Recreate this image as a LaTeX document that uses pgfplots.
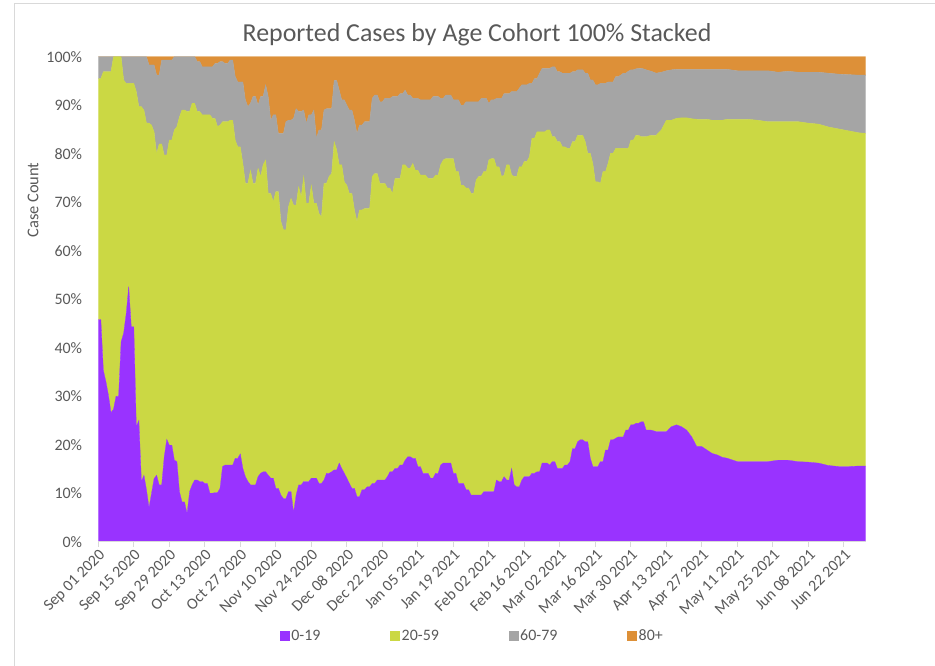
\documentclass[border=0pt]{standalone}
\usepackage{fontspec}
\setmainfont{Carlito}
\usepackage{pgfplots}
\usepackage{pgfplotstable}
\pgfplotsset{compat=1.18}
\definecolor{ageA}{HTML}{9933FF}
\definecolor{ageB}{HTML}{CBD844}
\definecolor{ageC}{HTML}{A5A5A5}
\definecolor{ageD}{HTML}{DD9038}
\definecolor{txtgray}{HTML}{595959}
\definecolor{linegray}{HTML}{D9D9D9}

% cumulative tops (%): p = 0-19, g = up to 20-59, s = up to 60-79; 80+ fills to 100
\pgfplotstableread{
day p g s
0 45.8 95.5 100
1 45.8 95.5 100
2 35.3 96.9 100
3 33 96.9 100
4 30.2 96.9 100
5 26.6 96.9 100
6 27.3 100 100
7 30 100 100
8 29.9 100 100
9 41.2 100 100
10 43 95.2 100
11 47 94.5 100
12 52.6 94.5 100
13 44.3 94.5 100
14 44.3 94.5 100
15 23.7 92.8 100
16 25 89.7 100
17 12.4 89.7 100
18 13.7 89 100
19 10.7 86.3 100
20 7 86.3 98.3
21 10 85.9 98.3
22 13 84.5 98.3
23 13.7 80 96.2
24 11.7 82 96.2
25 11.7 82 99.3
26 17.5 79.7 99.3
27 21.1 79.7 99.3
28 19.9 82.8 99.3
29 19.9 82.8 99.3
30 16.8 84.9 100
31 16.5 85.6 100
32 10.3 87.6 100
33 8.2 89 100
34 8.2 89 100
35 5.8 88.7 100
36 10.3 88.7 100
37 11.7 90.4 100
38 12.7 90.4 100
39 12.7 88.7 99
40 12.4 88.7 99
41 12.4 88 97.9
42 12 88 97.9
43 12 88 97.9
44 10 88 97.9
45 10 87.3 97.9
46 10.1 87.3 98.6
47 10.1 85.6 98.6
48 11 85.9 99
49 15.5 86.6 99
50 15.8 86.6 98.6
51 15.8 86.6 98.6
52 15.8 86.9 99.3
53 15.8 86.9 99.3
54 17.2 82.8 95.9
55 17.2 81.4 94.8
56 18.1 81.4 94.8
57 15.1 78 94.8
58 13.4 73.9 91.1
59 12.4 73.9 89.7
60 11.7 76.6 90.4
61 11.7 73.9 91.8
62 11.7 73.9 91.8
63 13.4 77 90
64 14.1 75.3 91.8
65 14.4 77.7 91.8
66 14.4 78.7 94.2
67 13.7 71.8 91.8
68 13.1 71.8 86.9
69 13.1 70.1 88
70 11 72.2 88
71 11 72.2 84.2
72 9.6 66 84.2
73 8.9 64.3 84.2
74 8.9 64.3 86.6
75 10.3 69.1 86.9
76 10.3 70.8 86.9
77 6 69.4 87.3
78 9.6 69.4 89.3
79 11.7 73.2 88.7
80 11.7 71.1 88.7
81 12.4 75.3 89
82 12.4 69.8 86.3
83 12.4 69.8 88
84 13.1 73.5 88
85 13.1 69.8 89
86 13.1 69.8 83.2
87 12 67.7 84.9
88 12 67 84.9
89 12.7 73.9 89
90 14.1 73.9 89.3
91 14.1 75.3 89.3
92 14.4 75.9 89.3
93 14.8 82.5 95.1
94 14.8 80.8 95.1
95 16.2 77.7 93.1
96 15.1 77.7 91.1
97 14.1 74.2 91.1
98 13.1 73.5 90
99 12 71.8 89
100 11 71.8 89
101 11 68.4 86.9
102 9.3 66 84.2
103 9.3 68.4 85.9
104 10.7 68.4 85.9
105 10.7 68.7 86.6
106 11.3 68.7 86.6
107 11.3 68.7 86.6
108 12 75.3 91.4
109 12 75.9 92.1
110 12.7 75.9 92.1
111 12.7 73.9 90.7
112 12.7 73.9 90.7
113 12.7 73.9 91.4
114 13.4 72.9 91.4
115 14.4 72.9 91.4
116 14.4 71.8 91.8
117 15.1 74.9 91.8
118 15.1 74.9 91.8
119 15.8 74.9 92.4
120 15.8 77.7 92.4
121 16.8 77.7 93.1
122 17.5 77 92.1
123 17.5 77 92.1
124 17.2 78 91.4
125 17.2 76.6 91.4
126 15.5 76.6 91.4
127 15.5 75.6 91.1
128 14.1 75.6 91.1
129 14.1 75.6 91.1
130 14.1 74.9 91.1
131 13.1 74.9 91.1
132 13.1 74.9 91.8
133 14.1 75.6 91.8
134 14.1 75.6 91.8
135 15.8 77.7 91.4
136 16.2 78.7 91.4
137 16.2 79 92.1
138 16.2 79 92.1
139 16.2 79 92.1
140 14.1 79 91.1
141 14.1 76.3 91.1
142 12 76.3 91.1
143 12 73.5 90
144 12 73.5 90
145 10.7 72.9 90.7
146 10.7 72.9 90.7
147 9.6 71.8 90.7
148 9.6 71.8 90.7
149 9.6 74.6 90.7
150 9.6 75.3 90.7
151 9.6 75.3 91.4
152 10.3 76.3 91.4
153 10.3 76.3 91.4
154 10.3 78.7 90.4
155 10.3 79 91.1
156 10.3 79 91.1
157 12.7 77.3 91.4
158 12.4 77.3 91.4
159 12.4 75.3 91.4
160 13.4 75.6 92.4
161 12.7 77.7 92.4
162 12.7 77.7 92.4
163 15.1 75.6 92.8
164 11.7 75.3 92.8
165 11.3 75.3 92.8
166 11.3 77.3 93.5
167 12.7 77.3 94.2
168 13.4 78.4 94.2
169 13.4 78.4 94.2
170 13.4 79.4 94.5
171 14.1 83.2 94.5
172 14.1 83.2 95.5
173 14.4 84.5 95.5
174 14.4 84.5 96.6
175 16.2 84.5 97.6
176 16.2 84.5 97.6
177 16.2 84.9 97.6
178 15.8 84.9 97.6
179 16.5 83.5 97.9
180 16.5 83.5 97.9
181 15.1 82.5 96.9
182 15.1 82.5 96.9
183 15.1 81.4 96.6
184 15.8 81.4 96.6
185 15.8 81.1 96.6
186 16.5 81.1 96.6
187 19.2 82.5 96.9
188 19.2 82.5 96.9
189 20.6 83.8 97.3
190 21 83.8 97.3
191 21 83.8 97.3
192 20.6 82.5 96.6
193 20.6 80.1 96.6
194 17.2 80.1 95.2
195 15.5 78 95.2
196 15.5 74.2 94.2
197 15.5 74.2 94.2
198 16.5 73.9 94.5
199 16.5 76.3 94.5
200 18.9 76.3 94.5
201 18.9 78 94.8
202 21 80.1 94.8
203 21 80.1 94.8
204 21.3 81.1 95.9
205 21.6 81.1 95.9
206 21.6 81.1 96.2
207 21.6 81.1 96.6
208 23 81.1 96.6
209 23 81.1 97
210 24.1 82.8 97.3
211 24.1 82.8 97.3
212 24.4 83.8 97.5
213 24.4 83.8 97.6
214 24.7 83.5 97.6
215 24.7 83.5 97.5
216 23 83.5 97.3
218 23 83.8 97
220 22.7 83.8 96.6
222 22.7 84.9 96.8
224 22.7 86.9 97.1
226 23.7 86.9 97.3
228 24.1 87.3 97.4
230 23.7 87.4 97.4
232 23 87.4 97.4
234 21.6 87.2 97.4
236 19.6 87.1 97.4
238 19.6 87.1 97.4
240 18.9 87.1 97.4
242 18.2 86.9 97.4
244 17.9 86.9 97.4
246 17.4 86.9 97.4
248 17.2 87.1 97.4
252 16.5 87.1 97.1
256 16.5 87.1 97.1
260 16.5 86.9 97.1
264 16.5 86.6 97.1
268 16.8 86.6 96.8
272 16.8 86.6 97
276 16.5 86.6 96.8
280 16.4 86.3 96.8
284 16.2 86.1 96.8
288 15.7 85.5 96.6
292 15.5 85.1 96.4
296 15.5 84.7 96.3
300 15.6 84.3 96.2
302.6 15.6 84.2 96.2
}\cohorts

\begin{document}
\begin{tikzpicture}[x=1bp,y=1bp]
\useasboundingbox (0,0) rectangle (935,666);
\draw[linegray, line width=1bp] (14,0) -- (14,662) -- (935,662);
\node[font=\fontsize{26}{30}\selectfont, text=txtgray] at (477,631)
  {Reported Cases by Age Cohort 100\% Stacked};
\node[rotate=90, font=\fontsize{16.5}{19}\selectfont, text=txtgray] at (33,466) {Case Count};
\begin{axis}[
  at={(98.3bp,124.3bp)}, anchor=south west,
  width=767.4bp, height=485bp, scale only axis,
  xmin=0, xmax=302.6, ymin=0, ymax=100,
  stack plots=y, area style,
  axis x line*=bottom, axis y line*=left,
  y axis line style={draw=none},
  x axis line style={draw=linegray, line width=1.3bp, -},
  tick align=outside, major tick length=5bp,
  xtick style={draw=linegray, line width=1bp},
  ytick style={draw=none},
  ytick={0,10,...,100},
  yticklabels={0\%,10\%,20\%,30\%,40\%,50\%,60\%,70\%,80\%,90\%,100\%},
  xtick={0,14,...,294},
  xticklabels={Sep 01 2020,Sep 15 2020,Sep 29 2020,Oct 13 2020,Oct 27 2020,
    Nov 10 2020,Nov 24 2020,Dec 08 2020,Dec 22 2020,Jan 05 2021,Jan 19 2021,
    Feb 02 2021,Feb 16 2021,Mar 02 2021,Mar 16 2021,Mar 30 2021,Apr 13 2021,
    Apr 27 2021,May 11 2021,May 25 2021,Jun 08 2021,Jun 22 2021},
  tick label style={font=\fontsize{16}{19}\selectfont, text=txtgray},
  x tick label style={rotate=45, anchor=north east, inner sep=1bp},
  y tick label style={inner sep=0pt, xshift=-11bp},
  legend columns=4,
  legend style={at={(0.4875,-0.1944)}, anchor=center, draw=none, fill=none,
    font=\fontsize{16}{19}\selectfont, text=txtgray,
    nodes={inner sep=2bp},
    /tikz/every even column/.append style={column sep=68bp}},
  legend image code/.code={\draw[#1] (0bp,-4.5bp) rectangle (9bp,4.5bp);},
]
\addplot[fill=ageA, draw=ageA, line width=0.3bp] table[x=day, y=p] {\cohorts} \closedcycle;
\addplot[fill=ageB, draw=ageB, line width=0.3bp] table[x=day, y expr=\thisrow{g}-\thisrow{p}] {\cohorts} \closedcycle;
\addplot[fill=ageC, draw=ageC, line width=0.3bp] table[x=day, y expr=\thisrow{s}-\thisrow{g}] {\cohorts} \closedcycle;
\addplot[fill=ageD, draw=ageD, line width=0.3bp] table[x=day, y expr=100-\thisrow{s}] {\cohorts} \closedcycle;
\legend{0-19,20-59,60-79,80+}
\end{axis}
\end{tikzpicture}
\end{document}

◇ ◇ ◇ ◇

● THE PROBLEM
Return, from the data, each line that has the word "image" in it.

● SOLUTION
Recreate this image as a LaTeX document that uses pgfplots.
  legend image code/.code={\draw[#1] (0bp,-4.5bp) rectangle (9bp,4.5bp);},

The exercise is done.